On scale independence for querying big data
Faculty of Sciences. Mathematics and Computer Science
New York, N.Y. :ACM, 2014
PODS '14 : proceedings of the 33rd ACM SIGMOD-SIGACT-SIGART Symposium on Principles of Database Systems / Hull, Richard [edit.]; et al.
University of Antwerp
To make query answering feasible in big datasets, practitioners have been looking into the notion of scale independence of queries. Intuitively, such queries require only a relatively small subset of the data, whose size is determined by the query and access methods rather than the size of the dataset itself. This paper aims to formalize this notion and study its properties. We start by defining what it means to be scale-independent, and provide matching upper and lower bounds for checking scale independence, for queries in various languages, and for combined and data complexity.
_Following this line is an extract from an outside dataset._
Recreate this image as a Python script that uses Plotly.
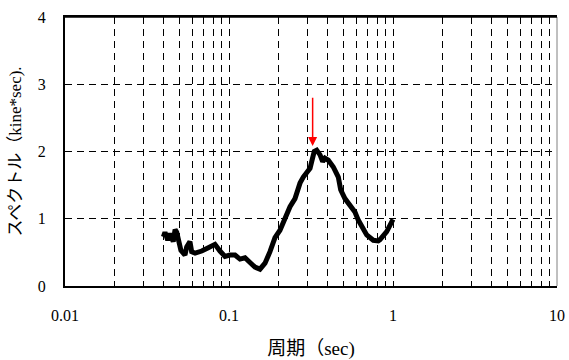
import math
import plotly.graph_objects as go

# Period (sec) and spectrum values (kine*sec)
period = [0.0398, 0.0407, 0.0423, 0.0437, 0.0457, 0.0469, 0.048, 0.0491, 0.0509,
          0.0539, 0.0552, 0.0578, 0.0592, 0.0621, 0.0682, 0.0748, 0.0821, 0.0881,
          0.0945, 0.1014, 0.1088, 0.1167, 0.1252, 0.1343, 0.144, 0.1545, 0.1658,
          0.1778, 0.1907, 0.2046, 0.2195, 0.2355, 0.2526, 0.271, 0.2838, 0.312,
          0.3193, 0.331, 0.3426, 0.359, 0.3726, 0.3846, 0.4032, 0.4325, 0.464,
          0.4797, 0.5093, 0.547, 0.586, 0.6142, 0.644, 0.6913, 0.7585, 0.8128,
          0.833, 0.9155, 1.0]
spectrum = [0.73, 0.80, 0.68, 0.78, 0.66, 0.84, 0.80, 0.66, 0.53,
            0.46, 0.58, 0.66, 0.51, 0.49, 0.52, 0.57, 0.62, 0.52,
            0.44, 0.46, 0.46, 0.40, 0.42, 0.35, 0.28, 0.25, 0.34,
            0.51, 0.72, 0.83, 1.00, 1.18, 1.30, 1.53, 1.62, 1.75,
            1.85, 2.00, 2.02, 1.95, 1.85, 1.90, 1.87, 1.77, 1.62,
            1.43, 1.30, 1.20, 1.10, 0.98, 0.88, 0.76, 0.68, 0.67,
            0.69, 0.81, 0.99]

peak_period = 0.3236
arrow_top = 2.82
arrow_tip = 2.08

y_ticks = [0, 1, 2, 3, 4]
x_tickvals = [m * 10 ** e for e in (-2, -1, 0) for m in range(1, 10)] + [10]
x_labels = {0.01: "0.01", 0.1: "0.1", 1: "1", 10: "10"}
x_ticktext = [x_labels.get(v, "") for v in x_tickvals]

serif = "Times New Roman, Liberation Serif, serif"
cjk = "Noto Sans CJK JP, sans-serif"


def cj(s):
    return '<span style="font-family:' + cjk + '">' + s + '</span>'


def se(s):
    return '<span style="font-family:' + serif + '">' + s + '</span>'


fig = go.Figure()
fig.add_trace(go.Scatter(x=period, y=spectrum, mode="lines",
                         line=dict(color="black", width=5), hoverinfo="skip"))

fig.add_annotation(x=math.log10(peak_period), y=arrow_tip,
                   ax=math.log10(peak_period), ay=arrow_top,
                   xref="x", yref="y", axref="x", ayref="y",
                   showarrow=True, arrowhead=2, arrowsize=1.2, arrowwidth=1.5,
                   arrowcolor="#ff0000", text="")

fig.add_shape(type="line", xref="paper", yref="paper", x0=1, x1=1, y0=0, y1=1,
              line=dict(color="#808080", width=1))
fig.add_shape(type="line", xref="paper", yref="paper", x0=0, x1=1, y0=1, y1=1,
              line=dict(color="black", width=1.5))

fig.update_layout(
    width=569, height=360,
    margin=dict(l=65, r=12, t=17, b=74, autoexpand=False),
    paper_bgcolor="white", plot_bgcolor="white",
    showlegend=False,
    font=dict(family=serif, size=15, color="black"),
    xaxis=dict(type="log", range=[-2, 1], automargin=False,
               tickvals=x_tickvals, ticktext=x_ticktext,
               ticks="inside", ticklen=5, tickcolor="black", tickwidth=1,
               showline=True, linecolor="black", linewidth=2, mirror="ticks",
               showgrid=True, gridcolor="black", gridwidth=1, griddash="7px,5px",
               ticklabelstandoff=14, zeroline=False,
               tickfont=dict(family=serif, size=16),
               title=dict(text=cj("周期（") + se("sec)"),
                          font=dict(size=19), standoff=20)),
    yaxis=dict(range=[0, 4], tickvals=y_ticks, automargin=False,
               ticks="", showline=True, linecolor="black", linewidth=2, mirror=False,
               showgrid=True, gridcolor="black", gridwidth=1, griddash="7px,5px",
               ticklabelstandoff=14, zeroline=False,
               tickfont=dict(family=serif, size=16),
               title=dict(text=cj("スペクトル（") + se("kine*sec)."),
                          font=dict(size=17), standoff=12)),
)

fig.write_html("out.html", config={"displayModeBar": False},
               post_script="document.body.style.margin='0';document.body.style.padding='0';")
Since the complexity turns out to be rather high, and since scale-independent queries cannot be captured syntactically, we develop sufficient conditions for scale independence. We formulate them based on access schemas, which combine indexing and constraints together with bounds on the sizes of retrieved data sets. We then study two variations of scale-independent query answering, inspired by existing practical systems. One concerns incremental query answering: we check when query answers can be maintained in response to updates scale-independently. The other explores scale-independent query rewriting using views.